Proposed charter amendment
This year, Councilors Renée Grout and Louie Sanchez are co-sponsoring a proposed City Charter amendment that would retain the nine-member council elected by districts. But it would add “one additional member to be known as the Mayor.”
The mayor would “preside” at City Council meetings, but would “cast a vote only in the event of a tie.” The mayor would “be recognized as the head of the City government for all ceremonial purposes” and “have no administrative duties.”
The council would appoint the city manager, who will “organize the executive branch of the city,” appointing the chief of police and other city directors, according to the proposal.
The proposed amendment to the City Charter requires approval by six of the nine City Council members in order to be placed on the ballot. It would then require approval by city voters.
Sanchez blamed the strong-mayor form of government for Albuquerque’s lack of progress over the past half century.
“If we look back to the late ’60s, early ’70s, Albuquerque was in a friendly competition with Phoenix to see which city was going to be the economic driver of the Southwest,” Sanchez said. Given the presence of Sandia National Laboratories, Kirtland Air Force Base, great weather and New Mexico’s abundance of oil and gas, “Albuquerque should have won that friendly competition,” he said.

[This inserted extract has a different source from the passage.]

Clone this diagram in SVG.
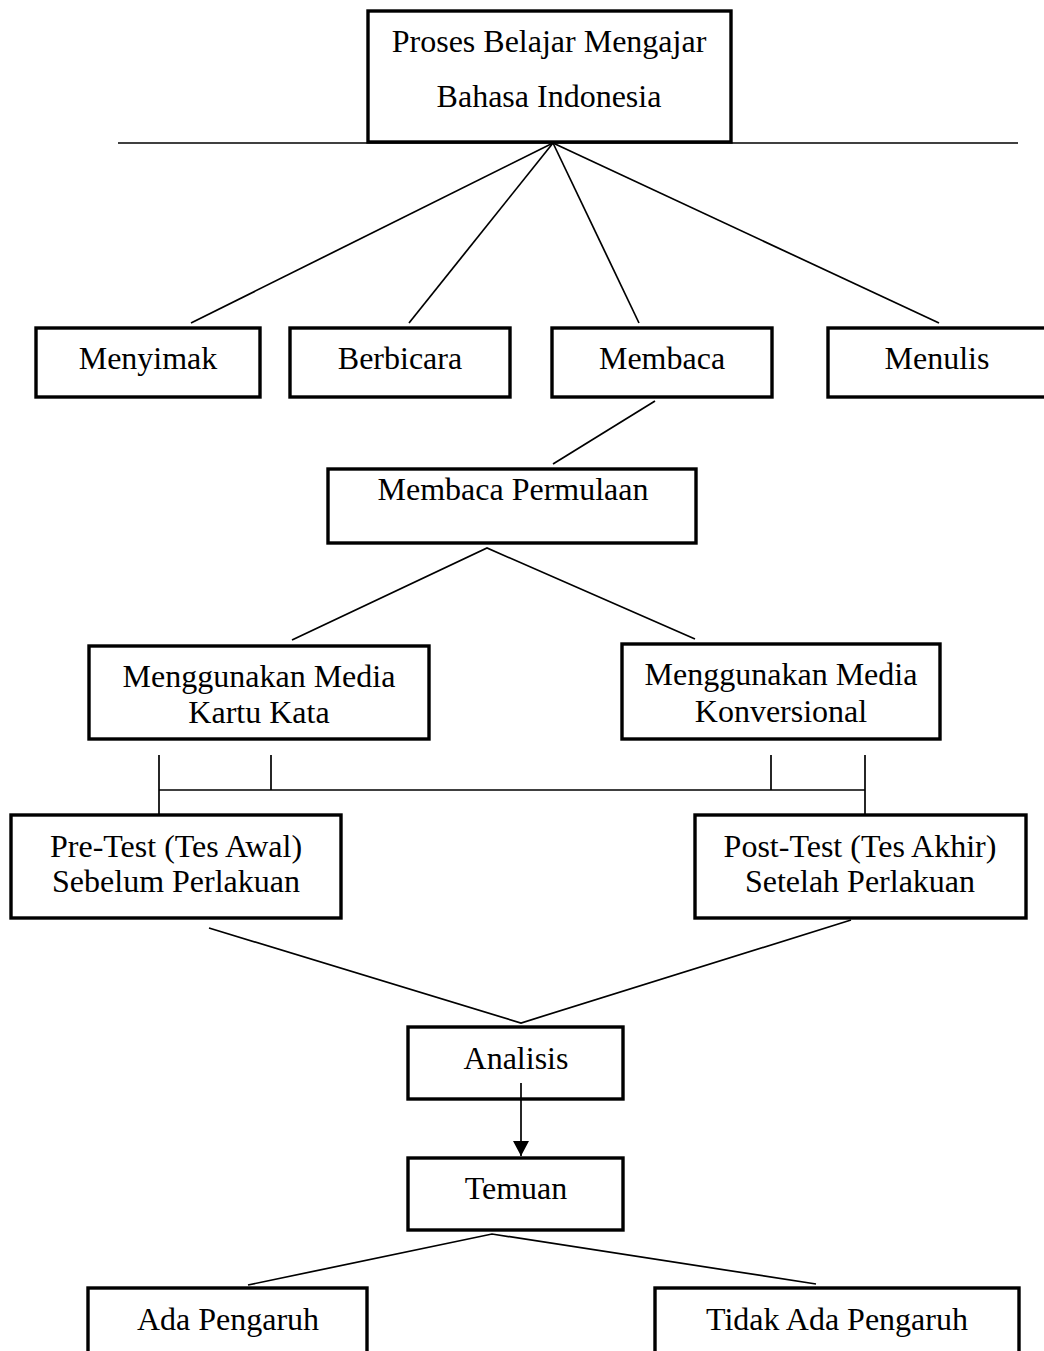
<svg xmlns="http://www.w3.org/2000/svg" width="1044" height="1351" viewBox="0 0 1044 1351">
<style>
.box{fill:#fff;stroke:#000;stroke-width:3.4}
.t{font-family:"Liberation Serif","Times New Roman",serif;font-size:32px;fill:#000;text-anchor:middle}
.ln{stroke:#000;stroke-width:1.7;fill:none}
</style>
<defs>
<marker id="ah" markerWidth="15" markerHeight="16" refX="15" refY="8" orient="auto" markerUnits="userSpaceOnUse" viewBox="0 0 15 16">
<path d="M0,0 L15,8 L0,16 Z" fill="#000"/>
</marker>
</defs>
<rect width="1044" height="1351" fill="#fff"/>
<g id="n-proses">
<rect class="box" x="368" y="11" width="363" height="131"/>
<text class="t" x="549" y="52">Proses Belajar Mengajar</text>
<text class="t" x="549" y="107">Bahasa Indonesia</text>
</g>
<g id="n-menyimak">
<rect class="box" x="36" y="328" width="224" height="69"/>
<text class="t" x="148" y="369">Menyimak</text>
</g>
<g id="n-berbicara">
<rect class="box" x="290" y="328" width="220" height="69"/>
<text class="t" x="400" y="369">Berbicara</text>
</g>
<g id="n-membaca">
<rect class="box" x="552" y="328" width="220" height="69"/>
<text class="t" x="662" y="369">Membaca</text>
</g>
<g id="n-menulis">
<rect class="box" x="828" y="328" width="220" height="69"/>
<text class="t" x="937" y="369">Menulis</text>
</g>
<g id="n-permulaan">
<rect class="box" x="328" y="469" width="368" height="74"/>
<text class="t" x="513" y="500">Membaca Permulaan</text>
</g>
<g id="n-kartu">
<rect class="box" x="89" y="646" width="340" height="93"/>
<text class="t" x="259" y="687">Menggunakan Media</text>
<text class="t" x="259" y="723">Kartu Kata</text>
</g>
<g id="n-konversional">
<rect class="box" x="622" y="644" width="318" height="95"/>
<text class="t" x="781" y="685">Menggunakan Media</text>
<text class="t" x="781" y="722">Konversional</text>
</g>
<g id="n-pretest">
<rect class="box" x="11" y="815" width="330" height="103"/>
<text class="t" x="176" y="857">Pre-Test (Tes Awal)</text>
<text class="t" x="176" y="892">Sebelum Perlakuan</text>
</g>
<g id="n-posttest">
<rect class="box" x="695" y="815" width="331" height="103"/>
<text class="t" x="860" y="857">Post-Test (Tes Akhir)</text>
<text class="t" x="860" y="892">Setelah Perlakuan</text>
</g>
<g id="n-analisis">
<rect class="box" x="408" y="1027" width="215" height="72"/>
<text class="t" x="516" y="1069">Analisis</text>
</g>
<g id="n-temuan">
<rect class="box" x="408" y="1158" width="215" height="72"/>
<text class="t" x="516" y="1199">Temuan</text>
</g>
<g id="n-ada">
<rect class="box" x="88" y="1288" width="279" height="100"/>
<text class="t" x="228" y="1330">Ada Pengaruh</text>
</g>
<g id="n-tidak">
<rect class="box" x="655" y="1288" width="364" height="100"/>
<text class="t" x="837" y="1330">Tidak Ada Pengaruh</text>
</g>
<g id="connectors">
<line class="ln" x1="118" y1="143" x2="1018" y2="143"/>
<line class="ln" x1="553" y1="143" x2="191" y2="323"/>
<line class="ln" x1="553" y1="143" x2="409" y2="323"/>
<line class="ln" x1="553" y1="143" x2="639" y2="323"/>
<line class="ln" x1="553" y1="143" x2="939" y2="323"/>
<line class="ln" x1="655" y1="401" x2="553" y2="464"/>
<polyline class="ln" points="292,640 487,548 695,639"/>
<line class="ln" x1="159" y1="755" x2="159" y2="814"/>
<line class="ln" x1="271" y1="755" x2="271" y2="790"/>
<line class="ln" x1="771" y1="755" x2="771" y2="790"/>
<line class="ln" x1="865" y1="755" x2="865" y2="814"/>
<line class="ln" x1="159" y1="790" x2="865" y2="790"/>
<polyline class="ln" points="209,928 521,1023 851,920"/>
<line class="ln" x1="521" y1="1083" x2="521" y2="1156" marker-end="url(#ah)" stroke-width="2"/>
<polyline class="ln" points="248,1285 492,1234 816,1284"/>
</g>
</svg>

Phoenix has a council-manager system that makes the government more efficient and better able to attract business, he said.
“We’ve suffered because of this system for many, many years,” he said. “And it’s time that we work together as a city and move our city forward.”
Mayor Tim Keller and two former mayors say they oppose the weak-mayor proposal.
The measure as proposed would not take effect until after the next mayoral election, slated for 2025.
Keller’s spokeswoman, Ava Montoya, called the proposal an “extreme change” that would “eliminate individual accountability and checks and balances, placing all city power into a committee and an unelected city manager.”
Former three-term Mayor Martin Chávez said passage would result in an absence of leadership in the city.
“You’re going to have the City Council running the city,” Chávez said. “You are going to have a city manager who is beholden to that council. And there will be no unified, centralization of authority to do stuff.”
Passage of the proposal would set off a power scramble among business groups, labor and other interest groups angling for position in the new government, Chavez said.
“A whole lot of dynamics will come into play that I don’t think Louie (Sanchez) is thinking about,” he said.
Former Mayor Jim Baca, who served as mayor from 1997 to 2001, worked as a reporter for KOAT-TV in the early 1970s before Albuquerque adopted the mayor-council system.
“It was hard to get decisions made with a council-manager form of government,” Baca said. “Things just took forever because there was nobody actually in charge. The manager was always trying to second guess – would he get fired if he made this one small decision.”
Krebs, the UNM political science professor, opposes the proposal “mainly because it would harm our local democracy,” he wrote in a guest column published in the Albuquerque Journal.
Most large U.S. cities with diverse populations and competing interests have strong mayors who can make tough political decisions, he said.
Council-manager systems, Krebs said, “are good for places that are small and that are more homogenous, where there’s not a lot of political conflict and there’s not a lot of disagreement about how things should be done.”
Some councilors have expressed caution about returning to a weak-mayor system.
“I personally bounce back and forth on this,” Councilor Pat Davis said of the proposed charter amendment. Davis said he wants to hear the sponsors making a stronger case for the proposal.
“I think it’s something that really needs to be considered, but I’m anxious that making a big structural change in the city, and with three weeks of notice, might have some unintended consequences.”
The city must file the measure with Bernalillo County no later than Aug. 29 to get it on the Nov. 7 election ballot. The council has four meetings scheduled prior to that date.